Our greatest blame is not to have been holding those in high office accountable,our laws are governed in dictator style.
Human rights groups are effectively protecting those our laws are failing,why are we failing them?
Anthony II
We, everyone of us Jamaicans, failed the people of TG and similar places. We have all sat by all these years and tolerated the talk and gossip and the questions. We have done nothing. However, we need to move beyond assigning blame and to figuring out what we can do to ensure that TG will never see another incursion of security forces in another 4 or 5 years.
Security forces: I commend you for the sacrifices that you make each day to serve JAM. I encourage you to always do it right.
george watson
Security forces just keep cool. All well thinking Jamaicans both here and in the disapora owe you a depth of gratitude which we can never repay. In fact all members of the security forces who went into TG on this mission should be PROMOTED at least ONE RANK UP IMMEDIATELY.
If you get any obstructions based on your operations lock up the politicians of any ilk immediately.
Because of this foolishness, Dr. Eldemire, a gentleman who served his country with distinction and honour could not even be mourned properly.
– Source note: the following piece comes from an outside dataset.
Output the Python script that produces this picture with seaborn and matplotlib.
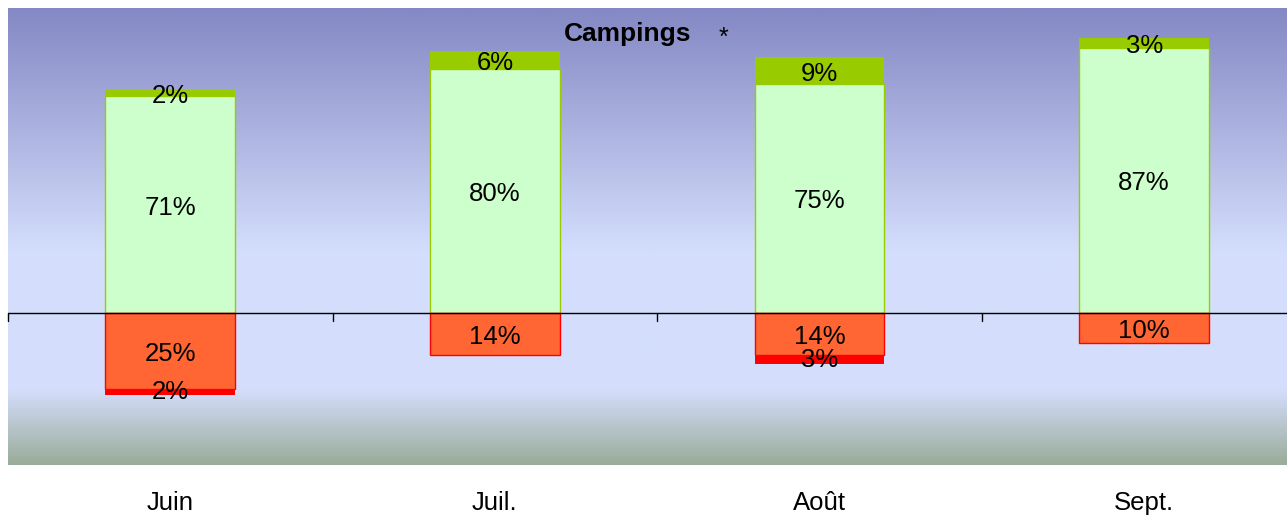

Rest in peace Sir, many of us knew that you were a decent man who loved his country dearly.

John Small
Thanks for the dose of balance. When everybody's hearts were in their throats on Sunday, worrying at the brazen display of criminal mayhem, they were begging thje Police to take charge. Now, all of a sudden, the Police is "wicked" because they died in fewer numbers than the gunmen.
Marc Lockhart
How did the church get into this? To me, this whole fiasco has to do with the nexus between politics and criminality. Period! The church is there to focus on spirituality and morality and may even fail in this regard. The problem is the heart of humans and human freedom, not church inaction or action for that matter. Why should we connect everything to the church? Somethings have a clear-cut non-church rationale for their existence. Let us stop the church bashing and the "religionizing".